Beyond a certain threshold of minimal medication, to which I am heartily grateful, it is not complete numbness but two social acts that, in their simplicity, have stuck with me from my experience of pain and fear: the importance of touch and that of storytelling. Simply holding a hand, stroking someone’s hair, hugging someone, can alleviate suffering. When a member of our group finally found us after our fall, and held my hand, I felt almost a seizure of relief. And when he threatened to let go I cried for the first time. For Adorno ‘the act of being touched by the other’[3] grants us our consciousness, our subjectivity. Han writes with disparagement of the replacement of ‘the curing hand of the Other’ by painkillers: the true experience of being cured, he says, is the experience of ‘being touched and inquired into’ (40, emphasis his). That sincere English expression, being touched by something, relies on the impact another’s touch has: that moment of incredible openness where our more rational processing of the world through eyes and ears cedes to an experience of our bodies, and to the pure possibility incarnated in interaction with the other.

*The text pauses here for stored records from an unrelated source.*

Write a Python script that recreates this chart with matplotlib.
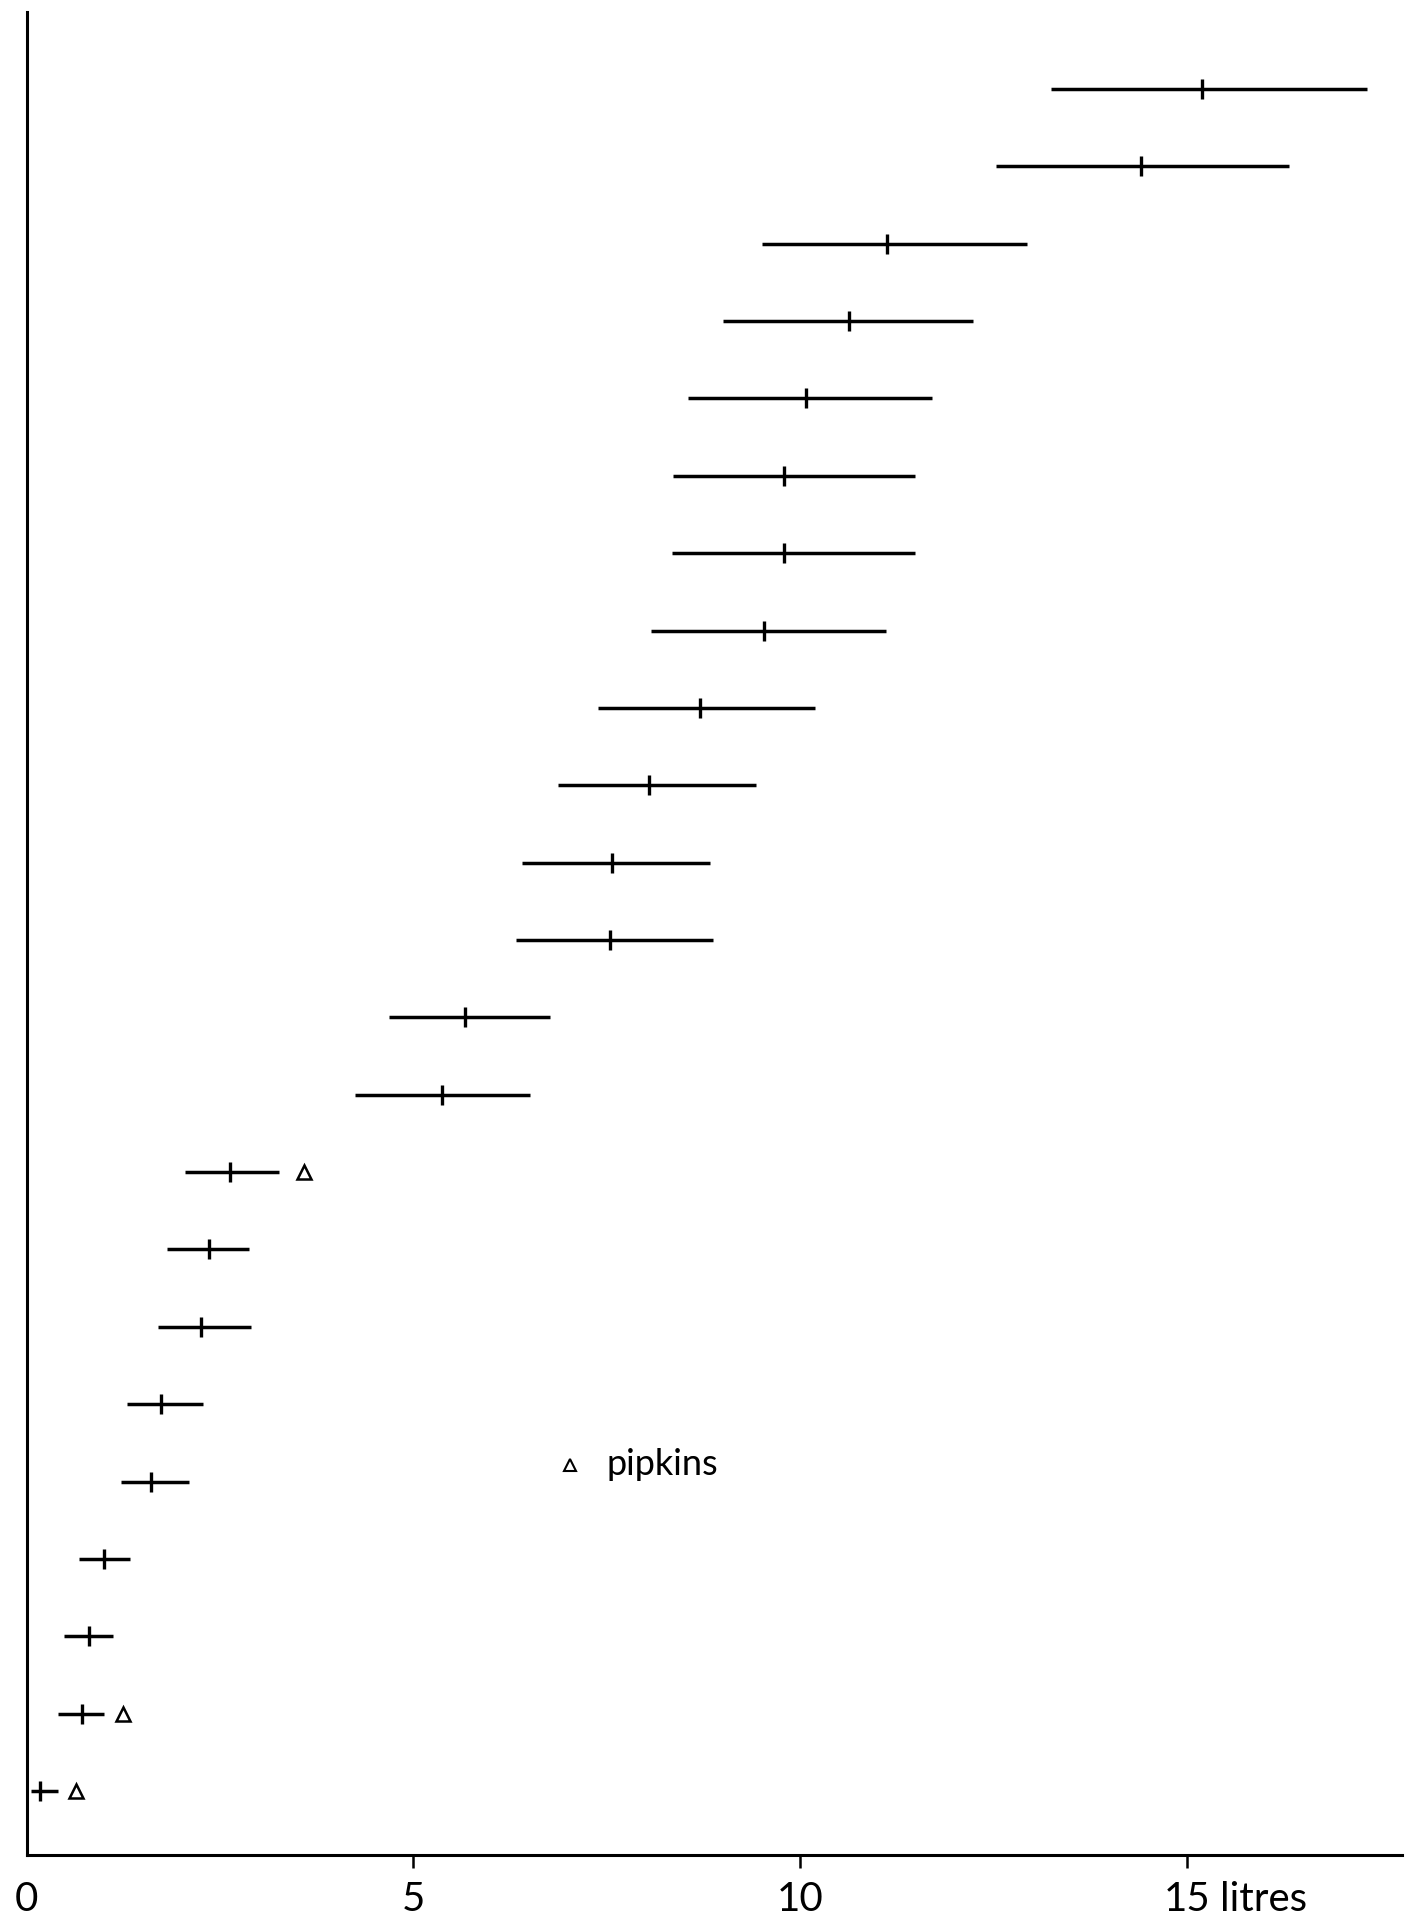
import numpy as np
import matplotlib.pyplot as plt

plt.rcParams['font.family'] = ['Lato', 'DejaVu Sans']

# rows listed bottom to top
row = np.arange(1, 24)
low = [0.05, 0.40, 0.48, 0.68, 1.22, 1.30, 1.69, 1.81, 2.05,
       4.25, 4.68, 6.33, 6.40, 6.87, 7.38, 8.07, 8.34, 8.36, 8.55,
       9.00, 9.51, 12.53, 13.24]
mid = [0.17, 0.71, 0.80, 1.00, 1.61, 1.73, 2.25, 2.35, 2.63,
       5.37, 5.66, 7.54, 7.57, 8.04, 8.70, 9.53, 9.79, 9.79, 10.08,
       10.63, 11.12, 14.41, 15.20]
high = [0.40, 1.00, 1.11, 1.33, 2.10, 2.28, 2.90, 2.87, 3.26,
        6.51, 6.76, 8.88, 8.83, 9.43, 10.19, 11.11, 11.49, 11.49, 11.71,
        12.24, 12.94, 16.32, 17.33]

# pipkins (triangles)
pip_row = [1, 2, 9]
pip_val = [0.64, 1.24, 3.58]

fig = plt.figure(figsize=(14.13, 19.23), dpi=100)
ax = fig.add_axes([0.019, 0.0354, 0.973, 0.9586])

ax.hlines(row, low, high, color='black', lw=2.5)
ax.plot(mid, row, ls='none', marker='|', ms=14, mew=2.4, color='black')
ax.plot(pip_val, pip_row, ls='none', marker='^', ms=10, mfc='white',
        mec='black', mew=1.8)

# key
ax.plot([7.03], [5.22], ls='none', marker='^', ms=8, mfc='white',
        mec='black', mew=1.5)
ax.text(7.5, 5.22, 'pipkins', fontsize=26, va='center', ha='left')

ax.set_xlim(0.05, 17.78)
ax.set_ylim(0.175, 24.0)

for s in ['top', 'right']:
    ax.spines[s].set_visible(False)
ax.spines['left'].set_linewidth(2.2)
ax.spines['bottom'].set_linewidth(2.2)
ax.set_yticks([])
ax.set_xticks([0, 5, 10, 15])
ax.set_xticklabels(['0', '5', '10', '15'])
ax.tick_params(axis='x', length=9, width=1.8, pad=10, labelsize=29)
ax.xaxis.get_major_ticks()[0].tick1line.set_visible(False)
ax.annotate('litres', xy=(15, 0), xycoords=ax.get_xaxis_transform(),
            xytext=(24, -19), textcoords='offset points',
            fontsize=29, ha='left', va='top')

fig.savefig('out.png', dpi=100)
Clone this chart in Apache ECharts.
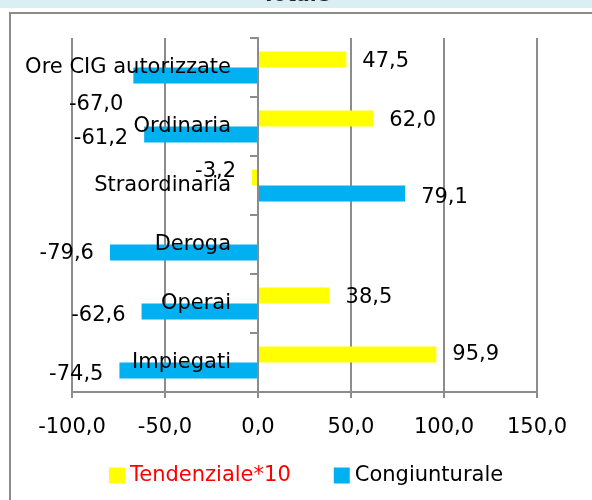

Storytelling is another uniquely human practise that helps us cope and grow stronger. The first night after my operation, though I hadn’t consumed anything in 40 hours, I kept vomiting up a pale sticky substance that resembled glue. My throat ached from the tubes that had been shoved down it. Faced with a long, painful night, my relief at surviving the operation was soon replaced by hopelessness. My father came beside me, grabbed my hand, and began telling me stories. He often does this when one of his children is sick or in pain. He fields around his life for bits of stories that he then extends into eloquent dramas—episodes that on a regular, healthy day, he wouldn’t even mention. In this case it was a romantic drama about two young people he knew. I wanted to tell him that it was futile, nothing could distract me from the overwhelming pain; but then in spite of my misgivings I became interested. It did not send away the pain, not at all, but I was genuinely engaged, making small, fatigued comments on the story’s development. The fact that anything could have shaken me from that awful, deep discomfort was a revelation. For Han, narration is ‘the capacity of the spirit to surpass the contingency of the body. So [Walter] Benjamin’s idea that the story can cure any illness is not so absurd’ (32). The touch gifts one the experience of the body, the story allows one to transcend it; both contextualise and narrate the pain one’s body is giving, inserting it into the broader folds of experience and life.
Simple things—doctors holding my hand on the hospital bed, my parents talking about trivialities—are essential. And they also reveal why the trend toward increasingly atomised individuals unsupported by a community or familial network is worrying, not liberating, and the compensation with anaesthetising distractions and substances unsurprising.
Pain is about the fall I had, or the illness that befalls one, or the ache in one’s bones (and I will not even wander here into the complex thickets of mental pain). But it is also about the social processes we possess, or lack, for managing it. And if the drive towards anaesthetisation ends up cutting us off from those very processes, then we might, I think, do well to question it closely.
Melanie Erspamer
[1] I will cite from the Italian translation of Han’s book (La società senza dolore, Einaudi 2021), with my own translations into English.
[2] For more information, see for instance: here, here, and here.
[3] Aesthetic Theory, p. 331 (Continuum 1997).